Given problem. Everything from the first line down to the line containing "minimum width=51.2pt] (b8)" is to be retyped exactly, both ends included, with pictures left out.

Given material.
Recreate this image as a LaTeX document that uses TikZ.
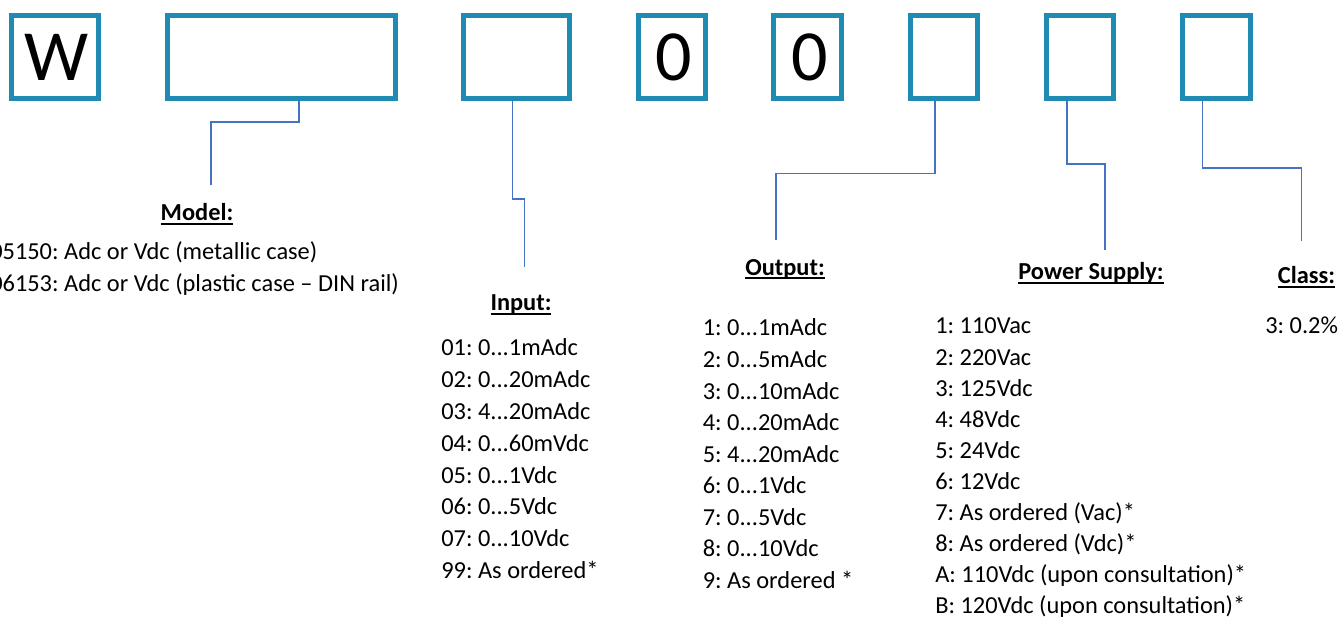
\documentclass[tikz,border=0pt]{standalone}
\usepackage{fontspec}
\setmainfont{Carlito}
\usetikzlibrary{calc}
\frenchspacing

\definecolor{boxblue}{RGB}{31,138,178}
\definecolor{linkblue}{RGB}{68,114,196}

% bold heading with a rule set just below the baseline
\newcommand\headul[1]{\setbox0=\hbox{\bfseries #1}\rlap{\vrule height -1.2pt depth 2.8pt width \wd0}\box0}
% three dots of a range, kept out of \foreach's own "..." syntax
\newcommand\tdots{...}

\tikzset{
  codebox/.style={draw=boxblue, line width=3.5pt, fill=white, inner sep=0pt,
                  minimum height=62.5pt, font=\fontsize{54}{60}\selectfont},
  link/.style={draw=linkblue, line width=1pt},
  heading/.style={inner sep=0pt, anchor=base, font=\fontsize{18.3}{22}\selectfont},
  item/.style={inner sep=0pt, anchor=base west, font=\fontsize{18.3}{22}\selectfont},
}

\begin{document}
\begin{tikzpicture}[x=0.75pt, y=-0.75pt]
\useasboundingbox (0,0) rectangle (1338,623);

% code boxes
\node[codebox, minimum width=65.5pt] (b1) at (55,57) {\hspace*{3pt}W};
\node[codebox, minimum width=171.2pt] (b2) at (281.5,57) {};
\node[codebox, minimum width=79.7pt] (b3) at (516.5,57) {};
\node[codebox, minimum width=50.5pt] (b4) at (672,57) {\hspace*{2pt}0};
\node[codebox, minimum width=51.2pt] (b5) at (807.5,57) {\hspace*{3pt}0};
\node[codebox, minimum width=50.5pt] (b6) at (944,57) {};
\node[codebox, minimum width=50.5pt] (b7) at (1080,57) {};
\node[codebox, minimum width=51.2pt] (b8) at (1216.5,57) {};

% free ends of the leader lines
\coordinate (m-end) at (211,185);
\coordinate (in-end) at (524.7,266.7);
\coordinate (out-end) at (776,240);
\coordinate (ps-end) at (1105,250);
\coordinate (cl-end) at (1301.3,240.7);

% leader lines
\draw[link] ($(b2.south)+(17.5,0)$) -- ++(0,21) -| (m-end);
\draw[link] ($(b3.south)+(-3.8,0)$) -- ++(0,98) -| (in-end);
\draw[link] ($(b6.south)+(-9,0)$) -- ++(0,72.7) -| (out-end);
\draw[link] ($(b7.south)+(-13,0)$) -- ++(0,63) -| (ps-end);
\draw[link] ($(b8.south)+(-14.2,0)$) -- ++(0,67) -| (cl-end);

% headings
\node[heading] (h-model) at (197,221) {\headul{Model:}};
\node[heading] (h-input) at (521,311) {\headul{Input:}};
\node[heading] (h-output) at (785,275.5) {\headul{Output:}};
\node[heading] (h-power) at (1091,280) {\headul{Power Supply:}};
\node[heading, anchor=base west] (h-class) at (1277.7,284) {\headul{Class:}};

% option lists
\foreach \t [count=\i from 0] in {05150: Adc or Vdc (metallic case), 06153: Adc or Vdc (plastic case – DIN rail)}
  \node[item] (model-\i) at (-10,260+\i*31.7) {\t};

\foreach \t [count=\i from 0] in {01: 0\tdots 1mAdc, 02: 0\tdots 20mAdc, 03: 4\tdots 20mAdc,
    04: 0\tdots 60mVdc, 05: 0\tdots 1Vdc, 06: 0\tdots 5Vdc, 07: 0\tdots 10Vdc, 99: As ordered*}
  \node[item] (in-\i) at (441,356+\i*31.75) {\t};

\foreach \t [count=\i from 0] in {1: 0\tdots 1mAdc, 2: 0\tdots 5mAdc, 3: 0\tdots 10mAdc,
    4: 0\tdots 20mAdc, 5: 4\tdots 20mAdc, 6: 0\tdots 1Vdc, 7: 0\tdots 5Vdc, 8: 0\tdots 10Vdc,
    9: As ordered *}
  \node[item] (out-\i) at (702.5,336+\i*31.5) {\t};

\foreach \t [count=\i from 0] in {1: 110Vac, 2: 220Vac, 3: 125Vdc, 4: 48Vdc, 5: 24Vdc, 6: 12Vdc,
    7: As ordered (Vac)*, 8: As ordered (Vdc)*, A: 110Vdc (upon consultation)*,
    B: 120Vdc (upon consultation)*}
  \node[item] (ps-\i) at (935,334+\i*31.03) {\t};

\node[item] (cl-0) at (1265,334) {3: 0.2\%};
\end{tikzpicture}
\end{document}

Output for this task.
Recreate this image as a LaTeX document that uses TikZ.
\documentclass[tikz,border=0pt]{standalone}
\usepackage{fontspec}
\setmainfont{Carlito}
\usetikzlibrary{calc}
\frenchspacing

\definecolor{boxblue}{RGB}{31,138,178}
\definecolor{linkblue}{RGB}{68,114,196}

% bold heading with a rule set just below the baseline
\newcommand\headul[1]{\setbox0=\hbox{\bfseries #1}\rlap{\vrule height -1.2pt depth 2.8pt width \wd0}\box0}
% three dots of a range, kept out of \foreach's own "..." syntax
\newcommand\tdots{...}

\tikzset{
  codebox/.style={draw=boxblue, line width=3.5pt, fill=white, inner sep=0pt,
                  minimum height=62.5pt, font=\fontsize{54}{60}\selectfont},
  link/.style={draw=linkblue, line width=1pt},
  heading/.style={inner sep=0pt, anchor=base, font=\fontsize{18.3}{22}\selectfont},
  item/.style={inner sep=0pt, anchor=base west, font=\fontsize{18.3}{22}\selectfont},
}

\begin{document}
\begin{tikzpicture}[x=0.75pt, y=-0.75pt]
\useasboundingbox (0,0) rectangle (1338,623);

% code boxes
\node[codebox, minimum width=65.5pt] (b1) at (55,57) {\hspace*{3pt}W};
\node[codebox, minimum width=171.2pt] (b2) at (281.5,57) {};
\node[codebox, minimum width=79.7pt] (b3) at (516.5,57) {};
\node[codebox, minimum width=50.5pt] (b4) at (672,57) {\hspace*{2pt}0};
\node[codebox, minimum width=51.2pt] (b5) at (807.5,57) {\hspace*{3pt}0};
\node[codebox, minimum width=50.5pt] (b6) at (944,57) {};
\node[codebox, minimum width=50.5pt] (b7) at (1080,57) {};
\node[codebox, minimum width=51.2pt] (b8) at (1216.5,57) {};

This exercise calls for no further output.